General information
- Location: Kashigaon, Mira Road East Mira-Bhayandar, Maharashtra 401107 India
- Coordinates: 19°16′38″N 72°52′51″E﻿ / ﻿19.2773°N 72.8808°E
- Owner: Mumbai Metropolitan Region Development Authority
- Operator: Maha Mumbai Metro Operation Corporation Ltd.
- Line: Line 9;
- Platforms: 2 side platforms
- Tracks: 2

Construction
- Structure type: Elevated
- Accessible: Yes

Other information
- Station code: 904

History
- Opened: Phase One:7 April 2026; 5 months ago
Services
| Preceding station | Mumbai Metro |  |  | Following station |
| Terminus |  | Line 9 |  | Miragaon towards Dahisar (East) |

Location

= Kashigaon metro station =

Mumbai Metro Red Line station in Mira-Bhayandar

Kashigaon is an elevated metro station on the Red Line of the Mumbai Metro, located in Kashigaon, Mira-Bhayandar, Maharashtra, India. The station is owned by the Mumbai Metropolitan Region Development Authority (MMRDA) and was opened to the public on 7 April 2026 as part of Phase 1 of Line 9. It currently serves as the northern terminus of the Red Line, with services running through to Gundavali in Andheri East via . The station is located approximately 1.4 km east of Mira Road railway station on the Western Line.

== History ==
The station was constructed by J Kumar Infraprojects as part of a ₹1998 crore contract awarded by MMRDA in September 2019 for the design and construction of Line 9 and Line 7A. The foundation stone for Line 9 was laid by Prime Minister Narendra Modi on 18 December 2018.

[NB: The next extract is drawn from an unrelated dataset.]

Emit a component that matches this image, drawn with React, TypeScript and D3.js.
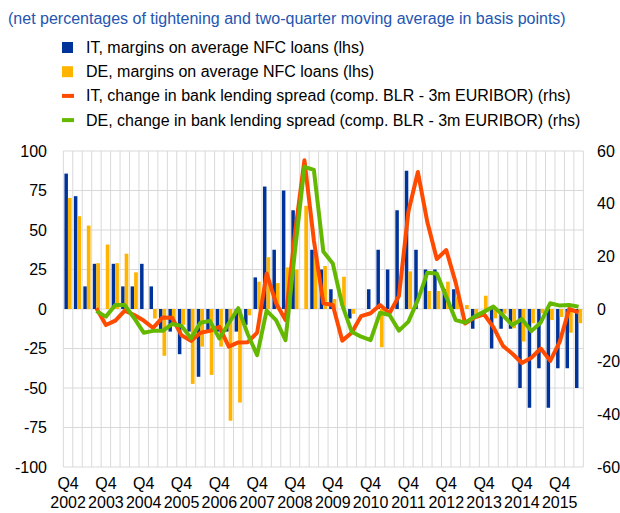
import React from 'react';
import * as d3 from 'd3';

// Categories: quarterly, 2002Q4 .. 2016Q2
const quarters: string[] = [
  '2002Q4',
  '2003Q1', '2003Q2', '2003Q3', '2003Q4',
  '2004Q1', '2004Q2', '2004Q3', '2004Q4',
  '2005Q1', '2005Q2', '2005Q3', '2005Q4',
  '2006Q1', '2006Q2', '2006Q3', '2006Q4',
  '2007Q1', '2007Q2', '2007Q3', '2007Q4',
  '2008Q1', '2008Q2', '2008Q3', '2008Q4',
  '2009Q1', '2009Q2', '2009Q3', '2009Q4',
  '2010Q1', '2010Q2', '2010Q3', '2010Q4',
  '2011Q1', '2011Q2', '2011Q3', '2011Q4',
  '2012Q1', '2012Q2', '2012Q3', '2012Q4',
  '2013Q1', '2013Q2', '2013Q3', '2013Q4',
  '2014Q1', '2014Q2', '2014Q3', '2014Q4',
  '2015Q1', '2015Q2', '2015Q3', '2015Q4',
  '2016Q1', '2016Q2',
];

// IT, margins on average NFC loans (lhs)
const itMargins: number[] = [
  85.7, 71.4, 14.3, 28.6, 0, 28.6, 14.3, 14.3, 28.6, 14.3,
  -14.3, -14.3, -28.6, -14.3, -42.9, -14.3, -14.3, -14.3, -14.3, -10,
  20, 77.5, 37.5, 75, 62.5, 0, 37.5, 25, 12.5, 0,
  -6, 0, 12.5, 37.5, 25, 62.5, 87.5, 37.5, 25, 25,
  12.5, 12.5, 0, -12.5, 0, -25, -12.5, -12.5, -50, -62.5,
  -37.5, -62.5, -37.5, -37.5, -50,
];

// DE, margins on average NFC loans (lhs)
const deMargins: number[] = [
  70.3, 58.7, 52.8, 29, 40.8, 29, 35, 23.2, 0, -6,
  -29.6, -10, -10, -47.4, -23.8, -41.7, -23.8, -70.7, -59.2, -4,
  17.3, 32.8, 16.4, 26.3, 25, 65.3, 35, 27.2, 6.3, 20.4,
  -3, 0, 0, -24.2, 0, 0, 23.8, 0, 11.4, 11.4,
  17.3, 7.8, 2.5, -3, 8.4, -5.9, -3, -12.2, -20.6, -9,
  -2.7, -7, -5, -15, -9,
];

// IT, change in bank lending spread (rhs)
const itSpread: (number | null)[] = [
  null, null, null, 0.3, -6.1, -4.4, -0.6, -2.3, -4.4, -7.2,
  -3.2, -3.3, -10, -12.1, -9, -8.3, -6.8, -14.3, -12.7, -12.6,
  -9, 13.5, 2.2, -4.2, 28.7, 56.5, 26, 2.2, 1.5, -12,
  -9, -2.7, -1.6, 1.5, -1.6, 5, 37, 52, 33, 19,
  22.4, 10, -5.5, -3.2, -2, -7, -14, -17, -20.5, -18.5,
  -15, -19.7, -12.5, 0, -1.3,
];

// DE, change in bank lending spread (rhs)
const deSpread: (number | null)[] = [
  null, null, null, -0.8, -2.9, 1.5, 1.5, -3.5, -9, -8.3,
  -8.3, -5.7, -6.4, -11.1, -5.2, -4.5, -11.2, -5.4, 0.3, -9.5,
  -17.5, -0.6, -4.2, -11.8, 22, 54, 52.8, 21.8, 17.3, 1.5,
  -8.6, -10.5, -11.8, -1.4, -2.3, -8.2, -4.8, 3.4, 13.8, 13.5,
  4.7, -4.2, -5.2, -2.9, -1, 0.9, -2.4, -6.1, -3.8, -8.4,
  -5.1, 2.2, 1.3, 1.5, 0.9,
];

const lhsTicks: number[] = [100, 75, 50, 25, 0, -25, -50, -75, -100];
const rhsTicks: number[] = [60, 40, 20, 0, -20, -40, -60];

const title = '(net percentages of tightening and two-quarter moving average in basis points)';
const legendItems = [
  { label: 'IT, margins on average NFC loans (lhs)', color: '#003399', kind: 'bar' },
  { label: 'DE, margins on average NFC loans (lhs)', color: '#FFB400', kind: 'bar' },
  { label: 'IT, change in bank lending spread (comp. BLR - 3m EURIBOR) (rhs)', color: '#FF4B00', kind: 'line' },
  { label: 'DE, change in bank lending spread (comp. BLR - 3m EURIBOR) (rhs)', color: '#65B800', kind: 'line' },
];

const W = 620;
const H = 513;
const left = 63.33;
const right = 583.33;
const top = 151;
const bottom = 467;
const FONT = '"Liberation Sans", Arial, sans-serif';

export default function App() {
  const x = d3.scaleBand<string>().domain(quarters).range([left, right]).padding(0);
  const yL = d3.scaleLinear().domain([-100, 100]).range([bottom, top]);
  const yR = d3.scaleLinear().domain([-60, 60]).range([bottom, top]);
  const bw = x.bandwidth();
  const cx = (q: string) => (x(q) as number) + bw / 2;

  const lineGen = d3
    .line<number | null>()
    .defined((d) => d != null)
    .x((_, i) => cx(quarters[i]))
    .y((d) => yR(d as number));

  const boundaries = quarters.map((q) => x(q) as number).concat([right]);

  return (
    <svg width={W} height={H} style={{ position: 'absolute', left: 0, top: 0, background: '#fff' }} fontFamily={FONT}>
      <rect x={0} y={0} width={W} height={H} fill="#fff" />
      <text x={8} y={24} fontSize={16} fill="#2455b0">{title}</text>

      {legendItems.map((it, i) => {
        const cy = 47.5 + i * 24.2;
        return (
          <g key={it.label}>
            {it.kind === 'bar' ? (
              <rect x={62} y={cy - 5.5} width={11} height={11} fill={it.color} />
            ) : (
              <rect x={62} y={cy - 2} width={12} height={4} fill={it.color} />
            )}
            <text x={86} y={cy + 5.5} fontSize={16} fill="#000">{it.label}</text>
          </g>
        );
      })}

      {/* grid */}
      {lhsTicks.map((t) => (
        <line key={'h' + t} x1={left} x2={right} y1={yL(t)} y2={yL(t)} stroke="#d9d9d9" strokeWidth={1} />
      ))}
      {boundaries.map((b, i) => (
        <line key={'v' + i} x1={b} x2={b} y1={top} y2={bottom} stroke="#d9d9d9" strokeWidth={1} />
      ))}

      {/* bars */}
      {quarters.map((q, i) => {
        const v = itMargins[i];
        return (
          <rect key={'b' + q} x={(x(q) as number) + 1.1} width={3.5}
            y={Math.min(yL(v), yL(0))} height={Math.abs(yL(v) - yL(0))} fill="#003399" />
        );
      })}
      {quarters.map((q, i) => {
        const v = deMargins[i];
        return (
          <rect key={'y' + q} x={(x(q) as number) + 4.6} width={3.7}
            y={Math.min(yL(v), yL(0))} height={Math.abs(yL(v) - yL(0))} fill="#FFB400" />
        );
      })}

      {/* lines */}
      <path d={lineGen(itSpread) || ''} fill="none" stroke="#FF4B00" strokeWidth={4} strokeLinejoin="round" />
      <path d={lineGen(deSpread) || ''} fill="none" stroke="#65B800" strokeWidth={4} strokeLinejoin="round" />

      {/* axes labels */}
      {lhsTicks.map((t) => (
        <text key={'l' + t} x={47} y={yL(t) + 5.5} fontSize={16} textAnchor="end" fill="#000">{t}</text>
      ))}
      {rhsTicks.map((t) => (
        <text key={'r' + t} x={597} y={yR(t) + 5.5} fontSize={16} textAnchor="start" fill="#000">{t}</text>
      ))}
      {quarters.map((q, i) =>
        i % 4 === 0 ? (
          <g key={'x' + q}>
            <text x={cx(q)} y={489} fontSize={16} textAnchor="middle" fill="#000">Q4</text>
            <text x={cx(q)} y={508} fontSize={16} textAnchor="middle" fill="#000">{q.slice(0, 4)}</text>
          </g>
        ) : null
      )}
    </svg>
  );
}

Kashigaon was opened on 7 April 2026, when Phase 1 of Line 9 was inaugurated by Chief Minister Devendra Fadnavis along with Deputy Chief Ministers Eknath Shinde and Sunetra Pawar. Commercial services began on 8 April 2026. The first passenger to travel from Kashigaon was Girish Bawaskar, a resident of Mira Road.

=== Power and signalling system ===
Like all other stations on the Mumbai Metro, Kashigaon uses a 25,000 volt AC power system by "overhead catenary" to operate the trains. The station uses the Alstom Urbalis 400 communications-based train control (CBTC) signalling system.